-- start of INPUT RECORDS --
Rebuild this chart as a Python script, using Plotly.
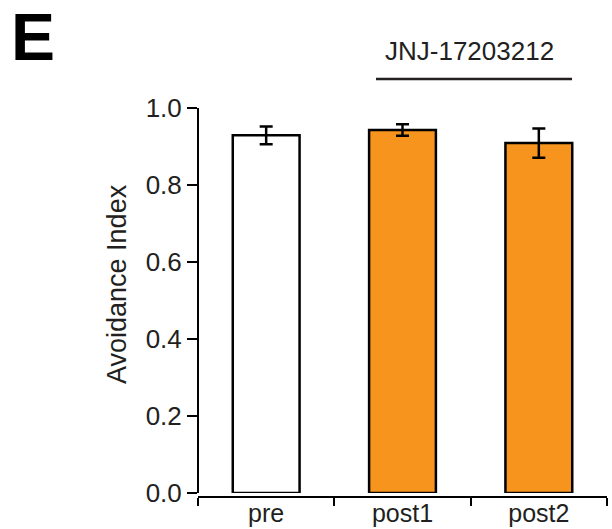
import plotly.graph_objects as go

categories = ["pre", "post1", "post2"]
values = [0.929, 0.943, 0.909]
errors = [0.023, 0.015, 0.038]
colors = ["#FFFFFF", "#F7941D", "#F7941D"]
y_ticks = [0.0, 0.2, 0.4, 0.6, 0.8, 1.0]
y_ticklabels = ["0.0", "0.2", "0.4", "0.6", "0.8", "1.0"]

FONT = "Liberation Sans, Arial, sans-serif"
TXT = "#231F20"

fig = go.Figure()
fig.add_trace(go.Bar(
    x=categories, y=values,
    width=0.49,
    marker=dict(color=colors, line=dict(color="black", width=2.5)),
    error_y=dict(type="data", array=errors, visible=True,
                 color="black", thickness=2.5, width=6.5),
))

fig.update_layout(
    width=612, height=529,
    margin=dict(l=198, r=5, t=108, b=32),
    paper_bgcolor="white", plot_bgcolor="white",
    showlegend=False,
    font=dict(family=FONT, color=TXT, size=26),
    xaxis=dict(
        range=[-0.5, 2.5], showline=True, linecolor="black", linewidth=2,
        ticks="outside", tickson="boundaries", ticklen=8, tickwidth=2,
        tickcolor="black", showgrid=False, zeroline=False,
        anchor="free", position=0, automargin=False,
        ticklabelstandoff=-6,
        tickfont=dict(size=25, color=TXT, family=FONT),
    ),
    yaxis=dict(
        range=[0, 1.0], domain=[4/389, 1],
        showline=True, linecolor="black", linewidth=2,
        ticks="outside", ticklen=10, tickwidth=2, tickcolor="black",
        tickvals=y_ticks, ticktext=y_ticklabels,
        showgrid=False, zeroline=False,
        anchor="free", position=0, automargin=False,
        tickfont=dict(size=26, color=TXT, family=FONT),
    ),
)

fig.add_annotation(
    text="Avoidance Index", textangle=-90,
    xref="paper", yref="paper", x=(117-198)/409, y=(497-284)/389,
    showarrow=False, font=dict(size=27, color=TXT, family=FONT),
    xanchor="center", yanchor="middle",
)
fig.add_annotation(
    text="<b>E</b>", xref="paper", yref="paper",
    x=(33-198)/409, y=(497-37)/389,
    showarrow=False, font=dict(size=66, color="black", family=FONT),
    xanchor="center", yanchor="middle",
)
fig.add_annotation(
    text="JNJ-17203212", xref="paper", yref="paper",
    x=(469-198)/409, y=(497-51)/389,
    showarrow=False, font=dict(size=26, color=TXT, family=FONT),
    xanchor="center", yanchor="middle",
)
fig.add_shape(
    type="line", xref="paper", yref="paper",
    x0=(376-198)/409, x1=(572-198)/409,
    y0=(497-79)/389, y1=(497-79)/389,
    line=dict(color=TXT, width=2.5),
)

fig.write_html("out.html")
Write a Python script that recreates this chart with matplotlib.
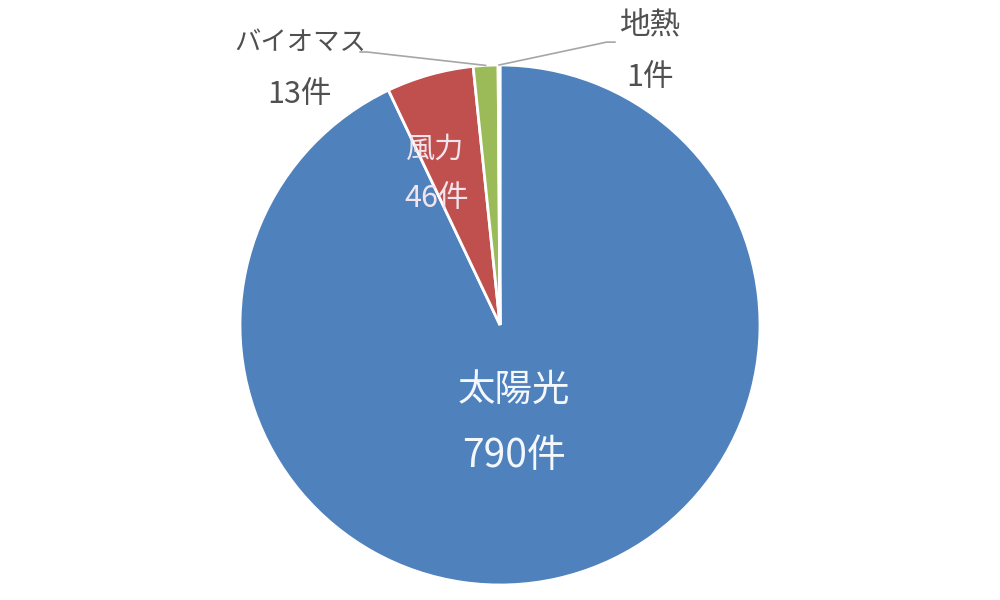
import numpy as np
import matplotlib
matplotlib.use("Agg")
import matplotlib.pyplot as plt

plt.rcParams["font.family"] = ["Noto Sans CJK JP", "DejaVu Sans"]

# データ
labels = ["太陽光", "風力", "バイオマス", "地熱"]
counts = [790, 46, 13, 1]
colors = ["#4F81BD", "#C0504D", "#9BBB59", "#8064A2"]

fig = plt.figure(figsize=(10, 6), dpi=100)
ax = fig.add_axes([0.24, 15 / 600, 0.52, 520 / 600])

wedges, _ = ax.pie(counts, colors=colors, startangle=90, counterclock=False,
                   radius=1.0, wedgeprops=dict(edgecolor="white", linewidth=2))
ax.set_xlim(-1, 1)
ax.set_ylim(-1, 1)
ax.set_aspect("equal")
ax.axis("off")


def wedge_mid(w):
    a = np.deg2rad((w.theta1 + w.theta2) / 2)
    return np.cos(a), np.sin(a)


# 内側ラベル
ax.text(0.054, -0.25, labels[0], ha="center", va="center", fontsize=27, color="#F4F8FC")
ax.text(0.054, -0.505, f"{counts[0]}件", ha="center", va="center", fontsize=28, color="#F4F8FC")
ax.text(-0.25, 0.673, labels[1], ha="center", va="center", fontsize=21, color="#F2E4EC")
ax.text(-0.245, 0.488, f"{counts[1]}件", ha="center", va="center", fontsize=22, color="#F2E4EC")

# 外側ラベル（引き出し線付き）
gray = "#505050"
line_c = "#A6A6A6"
ax.text(-0.77, 1.088, labels[2], ha="center", va="center", fontsize=19, color=gray, clip_on=False)
ax.text(-0.77, 0.885, f"{counts[2]}件", ha="center", va="center", fontsize=22, color=gray, clip_on=False)
mx, my = wedge_mid(wedges[2])
ax.plot([-0.538, -0.512, mx], [1.05, 1.05, my], color=line_c, lw=1.2, clip_on=False)

ax.text(0.577, 1.154, labels[3], ha="center", va="center", fontsize=22, color=gray, clip_on=False)
ax.text(0.577, 0.95, f"{counts[3]}件", ha="center", va="center", fontsize=22, color=gray, clip_on=False)
mx, my = wedge_mid(wedges[3])
ax.plot([0.442, 0.41, mx], [1.088, 1.088, my], color=line_c, lw=1.2, clip_on=False)

fig.savefig("out.png", dpi=100)
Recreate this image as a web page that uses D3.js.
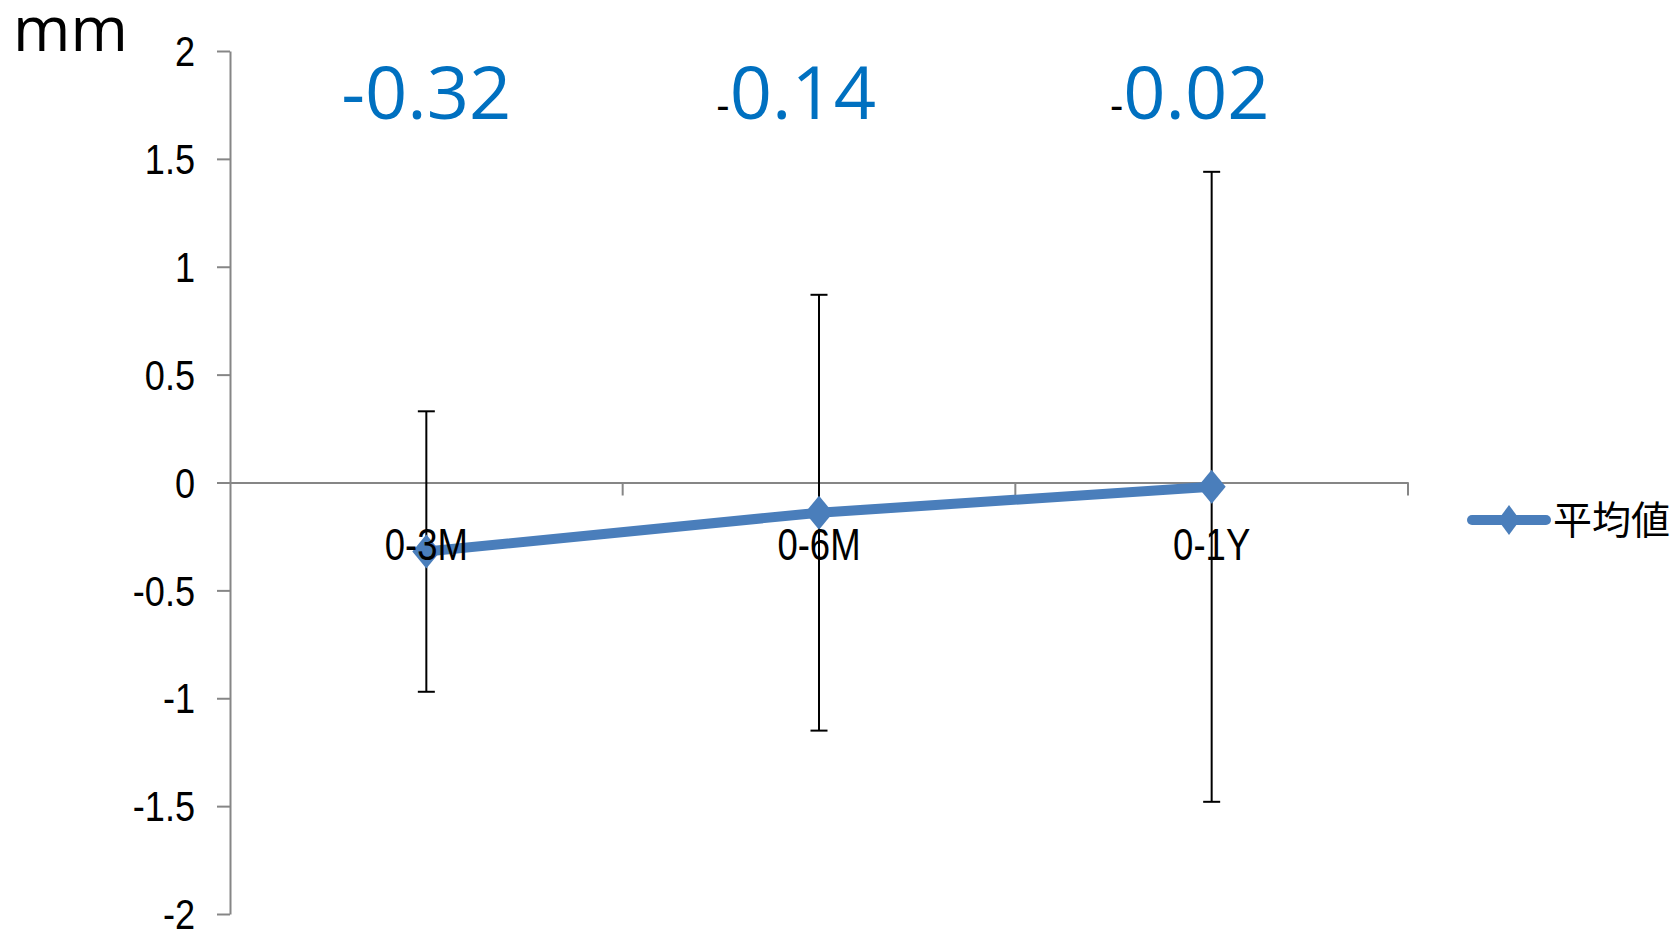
<!DOCTYPE html>
<html><head><meta charset="utf-8">
<script src="https://cdn.jsdelivr.net/npm/d3@7"></script>
<style>body{margin:0;background:#fff}</style>
</head><body><svg id="chart" width="1676" height="930"></svg>
<script>
// ---- data ----
const categories = ["0-3M", "0-6M", "0-1Y"];
const meanValues = [-0.32, -0.14, -0.02];
const errorUpper = [0.33, 0.87, 1.44];
const errorLower = [-0.97, -1.15, -1.48];
const yTickValues = [-2, -1.5, -1, -0.5, 0, 0.5, 1, 1.5, 2];
const yTickLabels = ["-2", "-1.5", "-1", "-0.5", "0", "0.5", "1", "1.5", "2"];
const seriesName = "平均値";
const unitLabel = "mm";

// ---- layout / style ----
const labelOffset = [85, 57, 58];       // right edge of value label relative to category centre
const labelSmallMinus = [false, true, true];
const axisColor = "#868686";
const lineColor = "#4A7EBB";
const valueColor = "#0070C0";
const narrowFont = "'Liberation Sans', Arial, sans-serif";

const svg = d3.select("#chart");
const x = d3.scaleBand().domain(categories).range([230, 1408]).padding(0);
const y = d3.scaleLinear().domain([-2, 2]).range([914, 51]);
const cx = c => x(c) + x.bandwidth() / 2;

// unit label
svg.append("text").attr("x", 13).attr("y", 51)
  .attr("font-family", "'Open Sans', sans-serif").attr("font-size", 62)
  .attr("fill", "#000").text(unitLabel);

// y axis
const yAxis = svg.append("g").attr("transform", `translate(${x.range()[0]},0)`)
  .call(d3.axisLeft(y).tickValues(yTickValues).tickSize(13).tickSizeOuter(0)
    .tickFormat((d, i) => yTickLabels[i]));
yAxis.select(".domain").attr("stroke", axisColor).attr("stroke-width", 2);
yAxis.selectAll(".tick line").attr("stroke", axisColor).attr("stroke-width", 2);
yAxis.selectAll(".tick text")
  .attr("x", 0).attr("dy", "0.35em")
  .attr("transform", "translate(-35,0) scale(0.86,1)")
  .attr("font-family", narrowFont).attr("font-size", 42).attr("fill", "#000")
  .attr("text-anchor", "end");

// x axis at zero (line + boundary ticks)
const xAxis = svg.append("g").attr("transform", `translate(0,${y(0)})`)
  .call(d3.axisBottom(x).tickSize(0).tickSizeOuter(0).tickFormat(""));
xAxis.select(".domain").attr("stroke", axisColor).attr("stroke-width", 2);
xAxis.selectAll("line.bound").data(categories).join("line").attr("class", "bound")
  .attr("x1", d => x(d) + x.bandwidth()).attr("x2", d => x(d) + x.bandwidth())
  .attr("y1", 0).attr("y2", 13)
  .attr("stroke", axisColor).attr("stroke-width", 2);

// error bars
const eb = svg.append("g");
categories.forEach((c, i) => {
  const px = cx(c);
  eb.append("line").attr("x1", px).attr("x2", px)
    .attr("y1", y(errorUpper[i])).attr("y2", y(errorLower[i]))
    .attr("stroke", "#000").attr("stroke-width", 2);
  [errorUpper[i], errorLower[i]].forEach(v => {
    eb.append("line").attr("x1", px - 8.5).attr("x2", px + 8.5)
      .attr("y1", y(v)).attr("y2", y(v))
      .attr("stroke", "#000").attr("stroke-width", 2);
  });
});

// mean line + markers
const pts = categories.map((c, i) => [cx(c), y(meanValues[i])]);
svg.append("path").attr("d", d3.line()(pts))
  .attr("fill", "none").attr("stroke", lineColor).attr("stroke-width", 10)
  .attr("stroke-linejoin", "round");
const diamond = (w, h) => `M0,${-h}L${w},0L0,${h}L${-w},0Z`;
svg.append("g").selectAll("path").data(pts).join("path")
  .attr("transform", d => `translate(${d[0]},${d[1]})`)
  .attr("d", diamond(14, 17)).attr("fill", lineColor);

// category labels (drawn on top)
svg.append("g").selectAll("text").data(categories).join("text")
  .attr("transform", d => `translate(${cx(d)},${y(0) + 77}) scale(0.83,1)`)
  .attr("text-anchor", "middle")
  .attr("font-family", narrowFont).attr("font-size", 44).attr("fill", "#000")
  .text(d => d);

// value labels
categories.forEach((c, i) => {
  const t = svg.append("text").attr("x", cx(c) + labelOffset[i]).attr("y", 119)
    .attr("text-anchor", "end");
  const v = meanValues[i];
  const body = Math.abs(v).toFixed(2);
  if (v < 0) {
    if (labelSmallMinus[i]) {
      t.append("tspan").attr("font-family", narrowFont).attr("font-size", 40)
        .attr("fill", "#000").text("-");
    } else {
      t.append("tspan").attr("font-family", "'Open Sans', sans-serif").attr("font-size", 74)
        .attr("fill", valueColor).text("-");
    }
  }
  t.append("tspan").attr("font-family", "'Open Sans', sans-serif").attr("font-size", 74)
    .attr("fill", valueColor).text(body);
});

// legend
const lg = svg.append("g").attr("transform", "translate(0,520)");
lg.append("line").attr("x1", 1472).attr("x2", 1546).attr("y1", 0).attr("y2", 0)
  .attr("stroke", lineColor).attr("stroke-width", 10).attr("stroke-linecap", "round");
lg.append("path").attr("transform", "translate(1509,0)").attr("d", diamond(11, 15)).attr("fill", lineColor);
lg.append("text").attr("x", 1553).attr("y", 0).attr("dy", "0.35em")
  .attr("font-family", "'Noto Sans CJK JP', sans-serif").attr("font-size", 39)
  .attr("fill", "#000").text(seriesName);
</script>
</body></html>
-- end of INPUT RECORDS --
→ **EXERCISE INSTRUCTIONS**:
Keep to the stretch from the line containing "Write a Python" through the line containing "return np.cos(a), np.sin(a)", both ends included, and copy it exactly from the listing above, minus the pictures.

→ **EXPECTED OUTPUT**:
Write a Python script that recreates this chart with matplotlib.
import numpy as np
import matplotlib
matplotlib.use("Agg")
import matplotlib.pyplot as plt

plt.rcParams["font.family"] = ["Noto Sans CJK JP", "DejaVu Sans"]

# データ
labels = ["太陽光", "風力", "バイオマス", "地熱"]
counts = [790, 46, 13, 1]
colors = ["#4F81BD", "#C0504D", "#9BBB59", "#8064A2"]

fig = plt.figure(figsize=(10, 6), dpi=100)
ax = fig.add_axes([0.24, 15 / 600, 0.52, 520 / 600])

wedges, _ = ax.pie(counts, colors=colors, startangle=90, counterclock=False,
                   radius=1.0, wedgeprops=dict(edgecolor="white", linewidth=2))
ax.set_xlim(-1, 1)
ax.set_ylim(-1, 1)
ax.set_aspect("equal")
ax.axis("off")


def wedge_mid(w):
    a = np.deg2rad((w.theta1 + w.theta2) / 2)
    return np.cos(a), np.sin(a)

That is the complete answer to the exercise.